> **EXERCISE DIRECTIONS**: Look at the data below and print exactly the lines from its first line through the line with "0.2673, 0.2666, 0.2660, 0.2656, 0.2654, 0.2653];"; the pictures stay out of the copy.

> **STORED DATA**:
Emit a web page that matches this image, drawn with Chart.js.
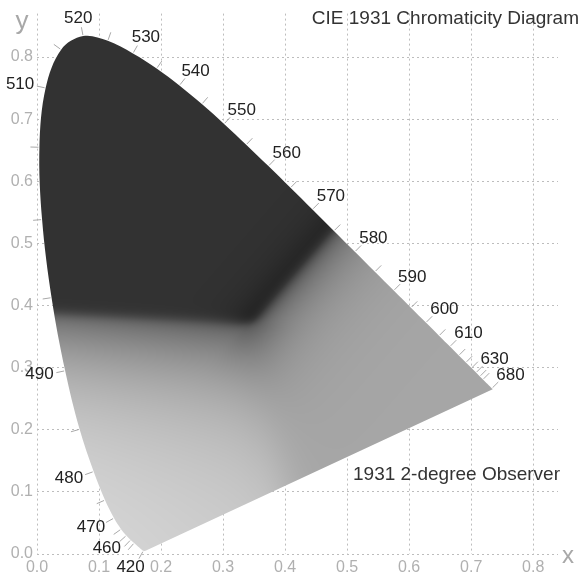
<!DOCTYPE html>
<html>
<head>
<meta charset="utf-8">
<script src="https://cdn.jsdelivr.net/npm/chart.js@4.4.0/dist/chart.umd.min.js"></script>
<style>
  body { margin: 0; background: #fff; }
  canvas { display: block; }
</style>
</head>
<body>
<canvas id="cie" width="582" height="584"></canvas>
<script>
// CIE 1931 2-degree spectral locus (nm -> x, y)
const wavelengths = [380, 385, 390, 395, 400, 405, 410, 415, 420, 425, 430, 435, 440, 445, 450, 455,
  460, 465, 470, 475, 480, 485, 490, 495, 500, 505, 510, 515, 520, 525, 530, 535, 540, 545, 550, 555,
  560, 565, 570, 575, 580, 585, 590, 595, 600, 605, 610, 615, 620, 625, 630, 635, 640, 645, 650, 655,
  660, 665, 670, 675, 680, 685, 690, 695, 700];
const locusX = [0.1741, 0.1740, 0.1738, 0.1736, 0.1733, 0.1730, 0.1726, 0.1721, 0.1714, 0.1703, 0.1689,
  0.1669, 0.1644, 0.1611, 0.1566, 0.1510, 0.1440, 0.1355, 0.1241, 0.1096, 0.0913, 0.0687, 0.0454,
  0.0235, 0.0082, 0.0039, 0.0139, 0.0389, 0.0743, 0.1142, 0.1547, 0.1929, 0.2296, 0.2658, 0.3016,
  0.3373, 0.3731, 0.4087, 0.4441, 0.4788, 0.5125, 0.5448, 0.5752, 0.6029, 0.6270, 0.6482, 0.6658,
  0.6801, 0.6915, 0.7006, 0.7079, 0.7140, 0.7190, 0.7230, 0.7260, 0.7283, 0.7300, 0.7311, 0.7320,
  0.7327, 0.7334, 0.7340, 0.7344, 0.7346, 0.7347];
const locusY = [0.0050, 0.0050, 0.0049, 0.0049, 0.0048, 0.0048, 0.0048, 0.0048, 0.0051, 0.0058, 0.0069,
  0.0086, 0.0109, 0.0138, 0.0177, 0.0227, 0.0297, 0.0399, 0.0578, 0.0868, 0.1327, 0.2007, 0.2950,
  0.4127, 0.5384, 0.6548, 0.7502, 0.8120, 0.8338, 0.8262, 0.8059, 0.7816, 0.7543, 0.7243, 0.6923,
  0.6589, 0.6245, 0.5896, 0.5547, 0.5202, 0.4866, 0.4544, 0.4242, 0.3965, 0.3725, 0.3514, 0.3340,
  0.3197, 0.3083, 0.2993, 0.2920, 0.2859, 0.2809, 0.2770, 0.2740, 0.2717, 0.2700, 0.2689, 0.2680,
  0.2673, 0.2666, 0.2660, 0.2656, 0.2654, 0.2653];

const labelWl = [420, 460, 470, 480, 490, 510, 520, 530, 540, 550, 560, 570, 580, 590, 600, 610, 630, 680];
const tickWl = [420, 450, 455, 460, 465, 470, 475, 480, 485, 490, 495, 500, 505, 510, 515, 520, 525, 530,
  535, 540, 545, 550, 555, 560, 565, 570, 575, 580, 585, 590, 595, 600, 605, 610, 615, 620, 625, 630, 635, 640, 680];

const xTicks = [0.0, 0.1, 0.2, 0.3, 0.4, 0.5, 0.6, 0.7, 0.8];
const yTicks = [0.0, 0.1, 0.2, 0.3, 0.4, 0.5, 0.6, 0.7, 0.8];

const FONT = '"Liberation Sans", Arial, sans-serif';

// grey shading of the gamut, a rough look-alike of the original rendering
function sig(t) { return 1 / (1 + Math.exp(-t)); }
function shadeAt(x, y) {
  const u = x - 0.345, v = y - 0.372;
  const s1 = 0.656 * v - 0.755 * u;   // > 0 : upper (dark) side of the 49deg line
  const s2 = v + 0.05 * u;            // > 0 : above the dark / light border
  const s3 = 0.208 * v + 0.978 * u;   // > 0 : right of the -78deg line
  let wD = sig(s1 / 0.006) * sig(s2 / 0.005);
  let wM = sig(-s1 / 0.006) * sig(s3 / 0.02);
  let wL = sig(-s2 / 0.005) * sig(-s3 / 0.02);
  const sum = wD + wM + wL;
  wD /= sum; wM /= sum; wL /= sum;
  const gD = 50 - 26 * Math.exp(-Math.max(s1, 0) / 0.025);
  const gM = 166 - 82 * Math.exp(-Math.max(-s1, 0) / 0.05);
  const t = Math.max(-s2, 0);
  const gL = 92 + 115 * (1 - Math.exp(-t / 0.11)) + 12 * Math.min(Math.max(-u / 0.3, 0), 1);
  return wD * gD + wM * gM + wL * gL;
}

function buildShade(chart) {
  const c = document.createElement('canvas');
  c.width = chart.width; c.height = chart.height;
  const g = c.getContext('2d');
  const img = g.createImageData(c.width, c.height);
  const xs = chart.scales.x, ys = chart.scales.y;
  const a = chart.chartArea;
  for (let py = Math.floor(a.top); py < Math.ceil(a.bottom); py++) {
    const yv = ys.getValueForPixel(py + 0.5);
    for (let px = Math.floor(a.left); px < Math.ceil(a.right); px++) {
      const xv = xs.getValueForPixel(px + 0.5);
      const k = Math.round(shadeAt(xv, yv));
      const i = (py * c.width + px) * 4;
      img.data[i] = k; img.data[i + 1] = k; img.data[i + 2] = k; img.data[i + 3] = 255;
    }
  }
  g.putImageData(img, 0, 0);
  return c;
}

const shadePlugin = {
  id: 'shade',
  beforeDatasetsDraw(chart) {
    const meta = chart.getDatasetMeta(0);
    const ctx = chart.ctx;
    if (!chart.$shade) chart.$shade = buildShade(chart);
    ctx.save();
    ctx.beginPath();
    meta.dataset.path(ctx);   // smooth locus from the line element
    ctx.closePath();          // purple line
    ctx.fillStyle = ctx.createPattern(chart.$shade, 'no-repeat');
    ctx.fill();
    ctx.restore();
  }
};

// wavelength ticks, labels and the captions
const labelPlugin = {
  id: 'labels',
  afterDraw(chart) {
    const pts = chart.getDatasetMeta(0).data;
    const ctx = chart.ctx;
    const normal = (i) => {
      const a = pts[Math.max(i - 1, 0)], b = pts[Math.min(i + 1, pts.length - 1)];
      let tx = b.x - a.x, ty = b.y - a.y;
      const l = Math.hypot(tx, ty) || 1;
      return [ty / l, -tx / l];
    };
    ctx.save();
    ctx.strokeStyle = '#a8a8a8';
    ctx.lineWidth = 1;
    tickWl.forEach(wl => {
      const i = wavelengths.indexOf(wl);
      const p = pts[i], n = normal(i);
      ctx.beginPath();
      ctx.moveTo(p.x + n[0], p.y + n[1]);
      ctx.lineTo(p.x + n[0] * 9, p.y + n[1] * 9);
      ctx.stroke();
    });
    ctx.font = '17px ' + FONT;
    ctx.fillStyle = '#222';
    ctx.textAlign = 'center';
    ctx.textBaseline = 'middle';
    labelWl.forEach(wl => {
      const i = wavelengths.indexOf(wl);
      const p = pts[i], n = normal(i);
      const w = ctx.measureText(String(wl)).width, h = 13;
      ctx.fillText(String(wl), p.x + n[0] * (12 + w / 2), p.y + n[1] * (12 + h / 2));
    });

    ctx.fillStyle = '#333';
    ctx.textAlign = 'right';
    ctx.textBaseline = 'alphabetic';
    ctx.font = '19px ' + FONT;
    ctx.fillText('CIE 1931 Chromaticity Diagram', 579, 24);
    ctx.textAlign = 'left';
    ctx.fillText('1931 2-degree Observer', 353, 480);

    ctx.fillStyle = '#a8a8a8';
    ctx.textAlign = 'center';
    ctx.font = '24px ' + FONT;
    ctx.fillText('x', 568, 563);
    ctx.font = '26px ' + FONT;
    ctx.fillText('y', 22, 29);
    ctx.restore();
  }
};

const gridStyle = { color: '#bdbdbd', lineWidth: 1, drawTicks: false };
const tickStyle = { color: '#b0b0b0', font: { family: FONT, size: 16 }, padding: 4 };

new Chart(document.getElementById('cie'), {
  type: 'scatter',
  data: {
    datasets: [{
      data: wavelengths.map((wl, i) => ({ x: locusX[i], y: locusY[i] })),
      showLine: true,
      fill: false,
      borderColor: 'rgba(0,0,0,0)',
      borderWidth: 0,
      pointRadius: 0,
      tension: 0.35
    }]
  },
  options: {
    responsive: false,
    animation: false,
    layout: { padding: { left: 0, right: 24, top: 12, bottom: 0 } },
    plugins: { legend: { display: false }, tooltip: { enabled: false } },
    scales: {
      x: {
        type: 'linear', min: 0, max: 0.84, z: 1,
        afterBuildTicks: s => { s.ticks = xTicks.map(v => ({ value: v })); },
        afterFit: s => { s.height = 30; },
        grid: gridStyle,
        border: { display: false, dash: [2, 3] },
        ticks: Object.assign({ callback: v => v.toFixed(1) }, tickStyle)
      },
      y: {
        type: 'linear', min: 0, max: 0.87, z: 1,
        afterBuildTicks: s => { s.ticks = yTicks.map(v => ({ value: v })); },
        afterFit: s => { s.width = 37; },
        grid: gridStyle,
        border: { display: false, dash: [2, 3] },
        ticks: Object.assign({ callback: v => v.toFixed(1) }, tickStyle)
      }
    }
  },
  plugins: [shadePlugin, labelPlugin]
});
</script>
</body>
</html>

> **EXERCISE SOLUTION**:
Emit a web page that matches this image, drawn with Chart.js.
<!DOCTYPE html>
<html>
<head>
<meta charset="utf-8">
<script src="https://cdn.jsdelivr.net/npm/chart.js@4.4.0/dist/chart.umd.min.js"></script>
<style>
  body { margin: 0; background: #fff; }
  canvas { display: block; }
</style>
</head>
<body>
<canvas id="cie" width="582" height="584"></canvas>
<script>
// CIE 1931 2-degree spectral locus (nm -> x, y)
const wavelengths = [380, 385, 390, 395, 400, 405, 410, 415, 420, 425, 430, 435, 440, 445, 450, 455,
  460, 465, 470, 475, 480, 485, 490, 495, 500, 505, 510, 515, 520, 525, 530, 535, 540, 545, 550, 555,
  560, 565, 570, 575, 580, 585, 590, 595, 600, 605, 610, 615, 620, 625, 630, 635, 640, 645, 650, 655,
  660, 665, 670, 675, 680, 685, 690, 695, 700];
const locusX = [0.1741, 0.1740, 0.1738, 0.1736, 0.1733, 0.1730, 0.1726, 0.1721, 0.1714, 0.1703, 0.1689,
  0.1669, 0.1644, 0.1611, 0.1566, 0.1510, 0.1440, 0.1355, 0.1241, 0.1096, 0.0913, 0.0687, 0.0454,
  0.0235, 0.0082, 0.0039, 0.0139, 0.0389, 0.0743, 0.1142, 0.1547, 0.1929, 0.2296, 0.2658, 0.3016,
  0.3373, 0.3731, 0.4087, 0.4441, 0.4788, 0.5125, 0.5448, 0.5752, 0.6029, 0.6270, 0.6482, 0.6658,
  0.6801, 0.6915, 0.7006, 0.7079, 0.7140, 0.7190, 0.7230, 0.7260, 0.7283, 0.7300, 0.7311, 0.7320,
  0.7327, 0.7334, 0.7340, 0.7344, 0.7346, 0.7347];
const locusY = [0.0050, 0.0050, 0.0049, 0.0049, 0.0048, 0.0048, 0.0048, 0.0048, 0.0051, 0.0058, 0.0069,
  0.0086, 0.0109, 0.0138, 0.0177, 0.0227, 0.0297, 0.0399, 0.0578, 0.0868, 0.1327, 0.2007, 0.2950,
  0.4127, 0.5384, 0.6548, 0.7502, 0.8120, 0.8338, 0.8262, 0.8059, 0.7816, 0.7543, 0.7243, 0.6923,
  0.6589, 0.6245, 0.5896, 0.5547, 0.5202, 0.4866, 0.4544, 0.4242, 0.3965, 0.3725, 0.3514, 0.3340,
  0.3197, 0.3083, 0.2993, 0.2920, 0.2859, 0.2809, 0.2770, 0.2740, 0.2717, 0.2700, 0.2689, 0.2680,
  0.2673, 0.2666, 0.2660, 0.2656, 0.2654, 0.2653];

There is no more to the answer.